My biggest slap in the face came from college came when I was struck with the reality of how average I am. High school put me in this category of above-average students. I took AP classes, I was involved, I volunteered, etc. I also had so many people I thought were my best friends. I wasn’t popular by any means, but I was comfortable. But then this fresh slate came along and I was thrust into a world of people just as above-average or more. Thus, making me painfully average. Suddenly I wasn’t the one who got the praises. I certainly did not have as many friends as I thought I did. I lost touch with so many and I had to force myself to step out of my comfort zone and hopefully create new and lasting relationships. I met people who had done extraordinary things and who, as far as I can tell, will do even more extraordinary things. I was mesmerized and also scared for my life. And that is when those words came rushing back to me. “You’re not as great as you think you are.”
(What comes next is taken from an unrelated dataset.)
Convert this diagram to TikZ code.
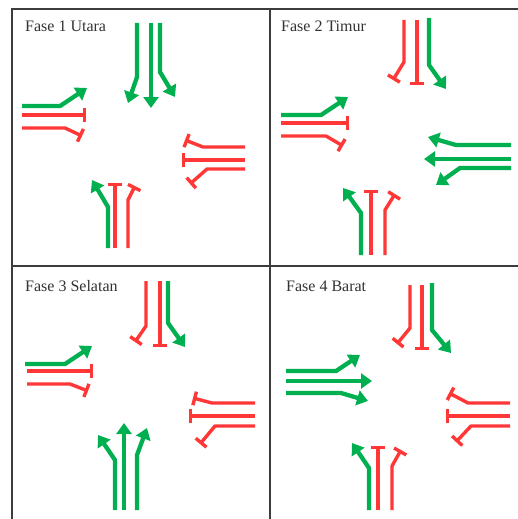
\documentclass[tikz,border=0pt]{standalone}
\usepackage{fontspec}
\setmainfont{Liberation Serif}
\usetikzlibrary{arrows.meta}
\definecolor{lgreen}{RGB}{0,176,80}
\definecolor{lred}{RGB}{255,55,55}
\definecolor{frm}{RGB}{60,60,60}
\tikzset{
  ga/.style={draw=lgreen,line width=4.3pt,line join=round,-{Triangle[length=11pt,width=15pt]}},
  rb/.style={draw=lred,line width=3.4pt,line join=round,-{Bar[width=14pt,line width=3.4pt]}},
  frame/.style={draw=frm,line width=1.4pt},
  lbl/.style={anchor=base west,inner sep=0pt,font=\fontsize{16}{18}\selectfont,text=black!80}
}
\begin{document}
\begin{tikzpicture}[x=1pt,y=-1pt]
\useasboundingbox (0,0) rectangle (518,519);
\fill[white] (0,0) rectangle (518,519);
% frame
\draw[frame] (12,519) -- (12,9) -- (518,9);
\draw[frame] (270,9) -- (270,519);
\draw[frame] (12,266) -- (518,266);
% Panel 1
\node[lbl] (t1) at (25,32) {Fase 1 Utara};
\draw[ga] (137,23) -- (137,77) -- (128,103);
\draw[ga] (151,23) -- (151,108);
\draw[ga] (160,23) -- (160,72) -- (175,97);
\draw[ga] (22,106) -- (60,106) -- (87,88);
\draw[rb] (22,115) -- (86,115);
\draw[rb] (22,128) -- (65,128) -- (82,136);
\draw[rb] (245,147) -- (203,147) -- (185,140);
\draw[rb] (245,160) -- (182,160);
\draw[rb] (245,169) -- (207,169) -- (190,184);
\draw[ga] (108,248) -- (108,207) -- (92,180);
\draw[rb] (115,248) -- (115,183);
\draw[rb] (128,248) -- (128,200) -- (135,186);
% Panel 2
\node[lbl] (t2) at (281,32) {Fase 2 Timur};
\draw[rb] (404,20) -- (404,62) -- (393,80);
\draw[rb] (417,20) -- (417,85);
\draw[ga] (429,18) -- (429,65) -- (446,89);
\draw[ga] (281,115) -- (321,115) -- (348,97);
\draw[rb] (281,123) -- (349,123);
\draw[rb] (281,136) -- (326,136) -- (343,146);
\draw[ga] (511,145) -- (456,145) -- (428,137);
\draw[ga] (511,159) -- (424,159);
\draw[ga] (511,168) -- (460,168) -- (436,185);
\draw[ga] (361,255) -- (361,213) -- (343,188);
\draw[rb] (371,255) -- (371,190);
\draw[rb] (385,255) -- (385,210) -- (395,194);
% Panel 3
\node[lbl] (t3) at (25,291) {Fase 3 Selatan};
\draw[rb] (146,281) -- (146,326) -- (135,342);
\draw[rb] (160,281) -- (160,347);
\draw[ga] (168,281) -- (168,323) -- (185,347);
\draw[ga] (25,364) -- (65,364) -- (92,346);
\draw[rb] (27,371) -- (93,371);
\draw[rb] (27,384) -- (70,384) -- (88,391);
\draw[rb] (255,403) -- (212,403) -- (193,398);
\draw[rb] (255,416) -- (189,416);
\draw[rb] (255,426) -- (215,426) -- (200,444);
\draw[ga] (115,510) -- (115,460) -- (98,435);
\draw[ga] (124,510) -- (124,423);
\draw[ga] (137,510) -- (137,455) -- (147,428);
% Panel 4
\node[lbl] (t4) at (286,291) {Fase 4 Barat};
\draw[rb] (410,285) -- (410,328) -- (397,344);
\draw[rb] (422,285) -- (422,350);
\draw[ga] (432,283) -- (432,330) -- (451,353);
\draw[ga] (286,371) -- (336,371) -- (360,355);
\draw[ga] (286,381) -- (372,381);
\draw[ga] (286,393) -- (341,393) -- (368,401);
\draw[rb] (510,403) -- (468,403) -- (449,393);
\draw[rb] (510,416) -- (446,416);
\draw[rb] (510,426) -- (471,426) -- (456,442);
\draw[ga] (369,510) -- (369,468) -- (352,443);
\draw[rb] (378,510) -- (378,446);
\draw[rb] (392,510) -- (392,466) -- (401,450);
\end{tikzpicture}
\end{document}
What I didn’t say at the beginning is that Mr. P also said a little something after that. He said “But you know what, kids? It’s going to be okay. You’re not going to be the best at everything. You’re actually going to find out that you suck at a lot of things. But it’s really going to be alright. If you can figure out how to make yourself be as great as you think you are, you’re going to go far. I didn’t really know I wanted to be a teacher, and now it’s one of the best decisions I ever made. It’s going to be okay.” And he was so right. He is actually a fantastic teacher and really is great at what he does. I don’t think I ever cared more about English class than when I was in that class.

Anyway, my point here is that I’m not as great as I thought I was. It took a lot for me to come to that conclusion. But that does not mean I’m not great. I’m actually pretty awesome if I do say so myself. I have passions and dreams that I want to pursue, and I just have to believe that I can be adept at those. I do suck at a lot of things. Chemistry kicked my butt, actually. But I survived. My extraordinary friends also suck at things too, some of them academic, some of them physical or emotional. But they are all great in so many other ways. What I’ve seen is that we all have a lot to offer but sometimes that gets lost in translation. Our worth should not be measured by the number of things we excel at or how many people like us, because that list would leave many of us being worthless. I think we all get to a point where we realize our worth is measured by how we bring meaning into our own lives and finding ways to make life a worthwhile journey. We’ll have to go through awful and horrible things that might make us feel like we’re never going to make it up the mountain. The hope is that we find it in ourselves to keep climbing because eventually things do get better. You meet people who are really gold stars in disguise, you learn that you’re so worth every bit of love after pain, you discover what it means to be content with yourself and that’s what’s truly great.